Can you update us on the potential for compromise? Has this issue advanced at all in terms of the two sides coming together?
No, it hasn't, really. There are various people talking about various things, but certainly nothing concrete in the way of a compromise has been moved forward.

Is it still your goal to pass SB 1246 as it stands?
Yes, I am clearly pushing to pass it as it is.

Has the issue of "tacking," or the resetting of the seven-year clock when a deal is renegotiated, been raised with you at this point?
Yes. I think that everybody on both sides has used that as a potential meeting place. But even that is bogged down in how you define what it is. How do you define when it's a new contract? Frankly, it's a valid theory, it's just ambiguous in terms of where the parties are now.

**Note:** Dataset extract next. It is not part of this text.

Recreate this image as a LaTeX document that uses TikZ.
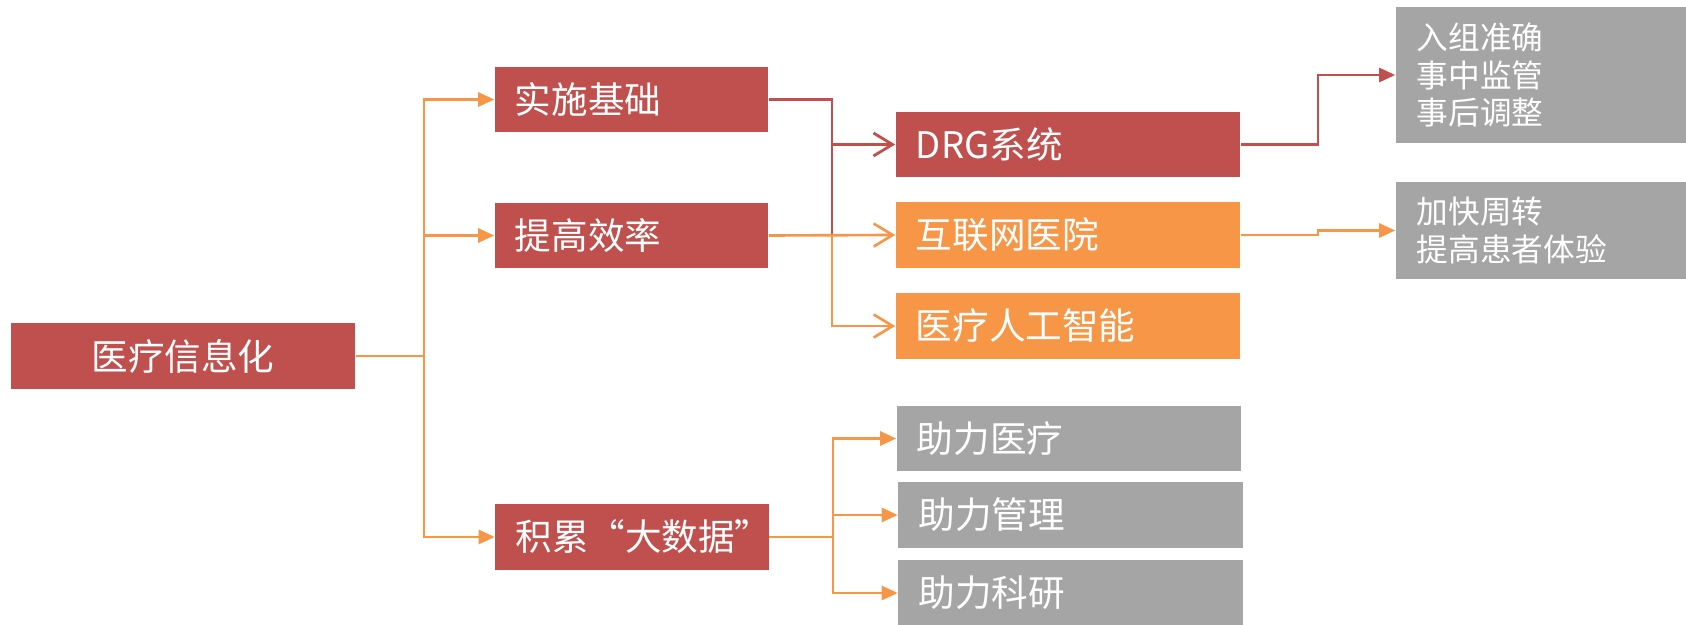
\documentclass[tikz,border=0pt]{standalone}
\usepackage{fontspec}
\setmainfont{Noto Sans CJK SC}
\usepackage{xcolor}
\usepackage{tikz}
\usetikzlibrary{arrows.meta, positioning, calc}

\definecolor{boxred}{HTML}{C0504D}
\definecolor{boxorange}{HTML}{F79646}
\definecolor{boxgrey}{HTML}{A5A5A5}

\begin{document}
\begin{tikzpicture}[x=0.01cm, y=-0.01cm,
    tagbox/.style={text=white, inner xsep=0.2cm, inner ysep=0pt, minimum height=0.65cm,
      font=\fontsize{10.4pt}{12pt}\selectfont},
    lvlone/.style={tagbox, fill=boxred, text width=2.33cm, align=left},
    lvltwo/.style={tagbox, text width=3.04cm, align=left},
    notebox/.style={tagbox, fill=boxgrey, inner xsep=0.21cm, text width=2.48cm, align=left,
      font=\fontsize{9pt}{10.8pt}\selectfont},
    link/.style={draw=boxorange, line width=0.75pt},
    redlink/.style={draw=boxred, line width=0.8pt},
    filltip/.style={-{Triangle[length=0.16cm, width=0.14cm]}},
    opentip/.style={-{Straight Barb[length=0.19cm, width=0.23cm]}}]
  \useasboundingbox (0,0) rectangle (1686,625);

  % boxes
  \node[tagbox, fill=boxred, minimum width=3.44cm] (root) at (183,356) {医疗信息化};
  \node[lvlone] (base) at (631.5,99.5) {实施基础};
  \node[lvlone] (speed) at (631.5,235.5) {提高效率};
  \node[lvlone] (data) at (632,537) {积累“大数据”};

  \node[lvltwo, fill=boxred] (drg) at (1068,144.5) {DRG系统};
  \node[lvltwo, fill=boxorange] (web) at (1068,235) {互联网医院};
  \node[lvltwo, fill=boxorange] (ai) at (1068,326) {医疗人工智能};
  \foreach \n/\x/\y/\t in {helpcare/1069/438.5/助力医疗, helpmgmt/1070.5/515/助力管理, helpres/1070.5/593/助力科研}
    \node[lvltwo, fill=boxgrey] (\n) at (\x,\y) {\t};

  \node[notebox, minimum height=1.36cm] (drgnote) at (1541,75) {入组准确\\事中监管\\事后调整};
  \node[notebox, minimum height=0.97cm] (webnote) at (1541,230.5) {加快周转\\提高患者体验};

  % connectors
  \coordinate (split) at (424,356);
  \draw[link] (root.east) -- (split);
  \foreach \n in {base, speed, data}
    \draw[link, filltip] (split) |- (\n.west);

  \coordinate (mid) at (832,235.5);
  \draw[redlink] (base.east) -| (mid);
  \draw[redlink, opentip] (drg.west -| mid) -- (drg.west);
  \draw[link, opentip] (speed.east) -- (web.west);
  \draw[link, opentip] (mid) |- (ai.west);

  \coordinate (dsplit) at (833,537);
  \draw[link] (data.east) -- (dsplit);
  \foreach \n in {helpcare, helpmgmt, helpres}
    \draw[link, filltip] (dsplit) |- (\n.west);

  \draw[redlink, filltip] (drg.east) -| ($(drg.east)!0.5!(drgnote.west)$) |- (drgnote.west);
  \draw[link, filltip] (web.east) -| ($(web.east)!0.5!(webnote.west)$) |- (webnote.west);
\end{tikzpicture}
\end{document}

Why won't anyone from any of the record companies go on the record about this issue? Some say it's their fear of alienating artists, others say its arrogance.
I think the latter. With very few exceptions, none of them have called me, either. Usually, when things go wrong in the entertainment business, somebody says, "Hey, let's sit down and work this out." I think [the record companies'] arrogance has prevented them from doing that.

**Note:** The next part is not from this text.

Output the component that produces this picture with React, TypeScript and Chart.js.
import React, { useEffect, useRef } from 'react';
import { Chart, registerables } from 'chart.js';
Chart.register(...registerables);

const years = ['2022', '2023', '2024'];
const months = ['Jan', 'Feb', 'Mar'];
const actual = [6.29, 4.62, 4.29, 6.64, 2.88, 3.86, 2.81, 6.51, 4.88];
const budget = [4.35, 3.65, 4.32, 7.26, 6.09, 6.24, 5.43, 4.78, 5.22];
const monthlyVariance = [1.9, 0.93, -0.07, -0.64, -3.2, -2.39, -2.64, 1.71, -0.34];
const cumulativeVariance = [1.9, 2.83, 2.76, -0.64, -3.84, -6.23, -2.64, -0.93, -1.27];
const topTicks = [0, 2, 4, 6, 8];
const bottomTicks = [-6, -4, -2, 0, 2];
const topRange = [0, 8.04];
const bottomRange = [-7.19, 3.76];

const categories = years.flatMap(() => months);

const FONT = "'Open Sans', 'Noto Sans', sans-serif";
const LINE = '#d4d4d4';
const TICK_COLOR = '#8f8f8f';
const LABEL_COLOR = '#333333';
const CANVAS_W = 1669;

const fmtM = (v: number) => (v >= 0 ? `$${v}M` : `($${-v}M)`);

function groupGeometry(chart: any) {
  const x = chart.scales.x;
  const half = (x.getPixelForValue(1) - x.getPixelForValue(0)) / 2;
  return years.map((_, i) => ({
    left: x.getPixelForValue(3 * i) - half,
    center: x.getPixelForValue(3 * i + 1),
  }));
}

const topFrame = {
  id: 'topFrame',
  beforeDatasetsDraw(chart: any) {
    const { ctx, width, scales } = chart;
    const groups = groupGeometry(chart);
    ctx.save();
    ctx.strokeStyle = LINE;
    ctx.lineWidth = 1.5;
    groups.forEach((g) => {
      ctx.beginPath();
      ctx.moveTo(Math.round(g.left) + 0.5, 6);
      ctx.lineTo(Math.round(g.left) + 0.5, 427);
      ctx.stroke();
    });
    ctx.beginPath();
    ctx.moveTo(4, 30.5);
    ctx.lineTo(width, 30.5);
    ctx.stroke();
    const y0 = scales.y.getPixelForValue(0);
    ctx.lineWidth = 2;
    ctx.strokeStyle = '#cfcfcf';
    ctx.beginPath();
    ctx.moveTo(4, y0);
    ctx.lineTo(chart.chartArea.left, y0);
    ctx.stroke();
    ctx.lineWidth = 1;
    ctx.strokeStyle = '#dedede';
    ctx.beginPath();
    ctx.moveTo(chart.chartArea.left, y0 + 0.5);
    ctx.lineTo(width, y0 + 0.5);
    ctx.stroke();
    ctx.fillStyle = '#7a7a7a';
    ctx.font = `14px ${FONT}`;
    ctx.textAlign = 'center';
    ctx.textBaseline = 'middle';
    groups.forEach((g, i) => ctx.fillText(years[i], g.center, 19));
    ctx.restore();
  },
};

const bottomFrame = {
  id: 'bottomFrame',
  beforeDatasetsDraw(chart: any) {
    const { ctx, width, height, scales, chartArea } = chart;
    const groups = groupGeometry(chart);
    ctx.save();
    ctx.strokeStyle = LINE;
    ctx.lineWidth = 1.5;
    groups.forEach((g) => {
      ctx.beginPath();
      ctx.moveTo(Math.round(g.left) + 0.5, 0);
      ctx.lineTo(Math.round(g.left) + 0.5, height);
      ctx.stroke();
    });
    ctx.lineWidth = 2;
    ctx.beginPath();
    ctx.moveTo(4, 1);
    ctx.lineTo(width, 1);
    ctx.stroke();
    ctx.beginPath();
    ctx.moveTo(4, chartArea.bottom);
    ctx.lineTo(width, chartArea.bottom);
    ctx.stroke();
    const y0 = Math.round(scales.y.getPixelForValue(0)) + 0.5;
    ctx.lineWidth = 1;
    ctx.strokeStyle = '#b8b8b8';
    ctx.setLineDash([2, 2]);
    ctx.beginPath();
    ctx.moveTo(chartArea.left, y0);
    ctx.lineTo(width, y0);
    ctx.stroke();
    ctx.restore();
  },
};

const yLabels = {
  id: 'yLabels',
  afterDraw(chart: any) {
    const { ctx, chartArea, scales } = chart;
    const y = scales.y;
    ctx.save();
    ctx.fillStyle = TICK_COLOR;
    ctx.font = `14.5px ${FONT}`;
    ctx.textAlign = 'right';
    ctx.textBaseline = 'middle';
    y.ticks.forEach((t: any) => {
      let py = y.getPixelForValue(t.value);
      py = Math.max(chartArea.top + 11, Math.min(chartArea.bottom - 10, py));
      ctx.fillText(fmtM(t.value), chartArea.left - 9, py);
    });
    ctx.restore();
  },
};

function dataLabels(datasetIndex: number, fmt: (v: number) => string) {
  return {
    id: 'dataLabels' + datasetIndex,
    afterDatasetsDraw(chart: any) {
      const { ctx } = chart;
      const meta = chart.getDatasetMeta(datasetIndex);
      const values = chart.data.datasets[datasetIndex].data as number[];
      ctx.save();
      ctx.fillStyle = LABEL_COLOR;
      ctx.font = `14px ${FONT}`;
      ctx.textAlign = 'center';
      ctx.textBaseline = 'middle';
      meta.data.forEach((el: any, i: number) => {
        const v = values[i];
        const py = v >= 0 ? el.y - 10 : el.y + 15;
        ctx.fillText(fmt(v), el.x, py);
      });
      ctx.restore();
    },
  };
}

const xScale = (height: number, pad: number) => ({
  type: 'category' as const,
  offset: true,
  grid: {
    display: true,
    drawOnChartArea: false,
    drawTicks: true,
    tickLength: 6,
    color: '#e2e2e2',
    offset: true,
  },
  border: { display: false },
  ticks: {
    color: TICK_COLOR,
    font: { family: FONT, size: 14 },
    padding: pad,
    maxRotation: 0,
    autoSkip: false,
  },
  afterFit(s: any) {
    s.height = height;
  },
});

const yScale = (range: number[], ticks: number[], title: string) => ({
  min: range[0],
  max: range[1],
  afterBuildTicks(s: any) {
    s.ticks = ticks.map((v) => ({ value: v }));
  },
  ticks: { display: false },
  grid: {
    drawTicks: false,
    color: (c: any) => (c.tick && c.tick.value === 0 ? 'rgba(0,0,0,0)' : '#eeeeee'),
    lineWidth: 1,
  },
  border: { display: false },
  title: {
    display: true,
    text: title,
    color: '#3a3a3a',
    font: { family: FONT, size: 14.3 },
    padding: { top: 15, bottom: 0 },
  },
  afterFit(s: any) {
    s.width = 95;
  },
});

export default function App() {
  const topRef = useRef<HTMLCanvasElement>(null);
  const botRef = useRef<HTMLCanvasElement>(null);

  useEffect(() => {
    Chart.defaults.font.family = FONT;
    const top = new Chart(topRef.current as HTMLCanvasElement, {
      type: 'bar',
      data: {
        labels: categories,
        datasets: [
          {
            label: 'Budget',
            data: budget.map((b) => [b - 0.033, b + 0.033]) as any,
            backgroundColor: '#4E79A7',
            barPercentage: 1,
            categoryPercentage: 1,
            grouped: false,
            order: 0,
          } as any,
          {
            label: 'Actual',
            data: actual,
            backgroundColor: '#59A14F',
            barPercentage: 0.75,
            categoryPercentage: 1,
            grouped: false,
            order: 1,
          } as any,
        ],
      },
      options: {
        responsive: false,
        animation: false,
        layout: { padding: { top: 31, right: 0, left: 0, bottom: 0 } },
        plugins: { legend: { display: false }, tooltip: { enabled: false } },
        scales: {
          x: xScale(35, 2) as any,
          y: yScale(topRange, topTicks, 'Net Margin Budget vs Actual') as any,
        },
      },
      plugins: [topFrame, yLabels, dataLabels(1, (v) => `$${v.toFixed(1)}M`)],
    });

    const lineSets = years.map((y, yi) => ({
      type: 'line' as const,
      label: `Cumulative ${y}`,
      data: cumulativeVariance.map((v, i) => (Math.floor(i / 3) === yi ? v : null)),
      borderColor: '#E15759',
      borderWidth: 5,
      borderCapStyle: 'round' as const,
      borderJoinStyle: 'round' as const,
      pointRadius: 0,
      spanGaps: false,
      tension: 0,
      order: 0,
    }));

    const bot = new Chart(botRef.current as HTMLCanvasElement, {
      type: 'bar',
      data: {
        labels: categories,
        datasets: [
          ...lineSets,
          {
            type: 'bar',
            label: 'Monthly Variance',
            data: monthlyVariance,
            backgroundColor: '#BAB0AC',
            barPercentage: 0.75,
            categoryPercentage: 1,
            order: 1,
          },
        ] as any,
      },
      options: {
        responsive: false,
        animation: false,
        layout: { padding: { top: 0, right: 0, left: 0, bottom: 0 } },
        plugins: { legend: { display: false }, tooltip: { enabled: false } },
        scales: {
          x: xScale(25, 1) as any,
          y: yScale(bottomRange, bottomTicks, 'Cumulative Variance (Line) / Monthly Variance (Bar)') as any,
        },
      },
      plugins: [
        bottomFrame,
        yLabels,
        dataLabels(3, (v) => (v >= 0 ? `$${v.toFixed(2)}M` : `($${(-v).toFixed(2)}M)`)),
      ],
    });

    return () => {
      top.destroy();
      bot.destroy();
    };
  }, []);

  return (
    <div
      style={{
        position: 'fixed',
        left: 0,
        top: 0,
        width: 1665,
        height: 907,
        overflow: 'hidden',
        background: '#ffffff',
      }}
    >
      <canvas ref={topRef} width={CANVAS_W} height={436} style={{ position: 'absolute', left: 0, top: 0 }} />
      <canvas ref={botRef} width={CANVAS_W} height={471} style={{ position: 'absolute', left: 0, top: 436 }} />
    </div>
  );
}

Do you interpret their silence as a presumption that they will win and that 1246 will not be passed?
I don't see, given the current climate, given the fact that the international AFL-CIO has weighed in on the artist side, how anyone could come up with the assumption that they're going to win. I mean, it's a fight and things happen—you could win, you could lose—I don't know how anybody could come up with the conclusion that it's a slam dunk.
     And you know, the idea of them angering artists is one thing, but think about how much good will the record companies could engender for themselves with artists if one of them stepped forward and said, "We don't want to be fighting with artists—let's work this out." Would not every artist say, "God, that's a forward thinking record executive who cares about artists"? But they haven't said that. Instead, they've had a very adversarial position.
     Another thing is, they're vulnerable on so many issues. I get e-mail virtually every day from someone else saying, "Hey, good work on what you're doing, but have you looked at this?" It seems to me that the record companies would have a vested interest—and I'm not expecting anybody to just roll over here—in stepping forward and talking to the press, to at least try to explain their position so that they don't seem like bad guys.

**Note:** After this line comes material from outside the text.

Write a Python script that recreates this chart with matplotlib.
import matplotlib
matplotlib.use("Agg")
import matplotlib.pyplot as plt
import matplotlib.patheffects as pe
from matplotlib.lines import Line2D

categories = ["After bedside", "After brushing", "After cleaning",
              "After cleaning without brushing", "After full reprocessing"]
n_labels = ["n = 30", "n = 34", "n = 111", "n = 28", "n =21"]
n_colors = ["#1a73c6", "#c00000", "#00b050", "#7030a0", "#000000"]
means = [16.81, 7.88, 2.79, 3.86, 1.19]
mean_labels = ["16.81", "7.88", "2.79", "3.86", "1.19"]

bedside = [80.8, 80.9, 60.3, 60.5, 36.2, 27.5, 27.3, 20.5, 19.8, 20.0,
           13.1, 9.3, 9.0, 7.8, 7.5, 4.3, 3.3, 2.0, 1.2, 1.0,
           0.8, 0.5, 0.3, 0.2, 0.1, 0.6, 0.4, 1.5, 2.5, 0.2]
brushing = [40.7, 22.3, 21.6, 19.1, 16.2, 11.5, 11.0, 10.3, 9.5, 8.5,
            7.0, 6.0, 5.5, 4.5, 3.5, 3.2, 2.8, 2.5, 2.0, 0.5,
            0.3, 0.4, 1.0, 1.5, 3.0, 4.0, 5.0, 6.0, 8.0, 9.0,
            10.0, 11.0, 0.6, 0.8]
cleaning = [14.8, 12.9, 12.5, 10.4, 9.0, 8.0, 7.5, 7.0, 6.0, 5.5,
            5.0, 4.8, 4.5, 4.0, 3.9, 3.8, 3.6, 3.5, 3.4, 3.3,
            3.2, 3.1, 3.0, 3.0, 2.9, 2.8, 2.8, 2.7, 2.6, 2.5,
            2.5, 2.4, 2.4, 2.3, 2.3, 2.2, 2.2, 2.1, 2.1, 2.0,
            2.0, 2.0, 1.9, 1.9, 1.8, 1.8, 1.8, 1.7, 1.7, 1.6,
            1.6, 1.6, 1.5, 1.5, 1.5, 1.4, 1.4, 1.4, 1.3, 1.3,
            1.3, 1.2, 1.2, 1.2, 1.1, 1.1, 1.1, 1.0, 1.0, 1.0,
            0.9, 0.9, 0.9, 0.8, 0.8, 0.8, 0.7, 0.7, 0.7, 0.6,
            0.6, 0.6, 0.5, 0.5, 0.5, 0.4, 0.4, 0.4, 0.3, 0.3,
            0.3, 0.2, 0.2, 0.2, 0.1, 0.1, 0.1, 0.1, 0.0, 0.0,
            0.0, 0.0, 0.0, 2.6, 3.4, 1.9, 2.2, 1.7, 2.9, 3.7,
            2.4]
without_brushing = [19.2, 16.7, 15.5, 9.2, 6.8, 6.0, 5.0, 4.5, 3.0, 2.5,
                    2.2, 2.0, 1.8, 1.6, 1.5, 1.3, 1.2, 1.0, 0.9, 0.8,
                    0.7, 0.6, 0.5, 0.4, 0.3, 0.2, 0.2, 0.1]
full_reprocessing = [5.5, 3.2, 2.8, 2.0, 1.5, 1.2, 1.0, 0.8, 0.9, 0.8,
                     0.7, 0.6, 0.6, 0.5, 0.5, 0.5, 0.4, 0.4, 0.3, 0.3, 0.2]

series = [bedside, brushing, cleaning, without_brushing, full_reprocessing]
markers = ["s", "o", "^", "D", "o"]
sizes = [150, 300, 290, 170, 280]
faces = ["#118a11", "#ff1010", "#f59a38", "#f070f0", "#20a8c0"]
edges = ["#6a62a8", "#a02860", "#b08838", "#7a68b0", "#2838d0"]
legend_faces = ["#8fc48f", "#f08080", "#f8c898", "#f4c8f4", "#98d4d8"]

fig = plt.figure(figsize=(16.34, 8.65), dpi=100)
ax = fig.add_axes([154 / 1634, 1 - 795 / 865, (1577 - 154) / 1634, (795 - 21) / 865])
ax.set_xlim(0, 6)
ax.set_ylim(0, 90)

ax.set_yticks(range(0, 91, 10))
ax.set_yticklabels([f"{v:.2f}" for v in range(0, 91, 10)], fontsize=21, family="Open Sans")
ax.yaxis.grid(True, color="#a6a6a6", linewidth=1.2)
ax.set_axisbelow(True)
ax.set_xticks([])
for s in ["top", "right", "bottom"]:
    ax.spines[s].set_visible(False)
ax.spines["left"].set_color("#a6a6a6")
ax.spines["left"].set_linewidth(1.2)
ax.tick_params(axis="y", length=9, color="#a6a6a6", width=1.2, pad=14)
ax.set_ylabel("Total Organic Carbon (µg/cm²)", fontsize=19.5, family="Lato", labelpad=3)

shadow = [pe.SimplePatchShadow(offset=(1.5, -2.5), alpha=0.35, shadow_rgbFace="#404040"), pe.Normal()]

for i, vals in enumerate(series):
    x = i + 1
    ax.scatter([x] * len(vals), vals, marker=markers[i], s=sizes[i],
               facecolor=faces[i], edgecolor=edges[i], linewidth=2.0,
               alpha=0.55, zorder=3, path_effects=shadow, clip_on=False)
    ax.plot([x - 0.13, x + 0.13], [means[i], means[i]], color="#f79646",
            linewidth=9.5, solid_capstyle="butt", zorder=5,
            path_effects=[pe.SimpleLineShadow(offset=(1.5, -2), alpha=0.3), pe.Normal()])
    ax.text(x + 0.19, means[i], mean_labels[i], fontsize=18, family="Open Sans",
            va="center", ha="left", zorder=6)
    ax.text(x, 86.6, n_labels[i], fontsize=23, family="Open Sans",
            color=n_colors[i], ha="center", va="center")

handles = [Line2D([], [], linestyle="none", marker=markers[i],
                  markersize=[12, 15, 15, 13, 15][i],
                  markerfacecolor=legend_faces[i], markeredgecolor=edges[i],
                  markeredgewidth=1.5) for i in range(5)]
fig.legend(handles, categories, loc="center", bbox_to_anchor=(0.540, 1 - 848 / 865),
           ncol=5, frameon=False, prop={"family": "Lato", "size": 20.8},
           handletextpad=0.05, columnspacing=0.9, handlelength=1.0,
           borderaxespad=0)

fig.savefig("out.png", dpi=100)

Rep. Gephardt has been called "intellectually correct" rather than merely politically expedient. Is this your approach as well?
I want to find the best possible solution, and I don't disagree that compromise is often the best possible solution. But this is also a game of posturing and leverage, and pretty much everybody understands that. The event at The Firm this week was, frankly, the result of Jeff [Kwatinetz] really twisting arms and dragging people, kicking and screaming sometimes, to the party. But once they're there, they get it. The best thing is that the artists now have a voice.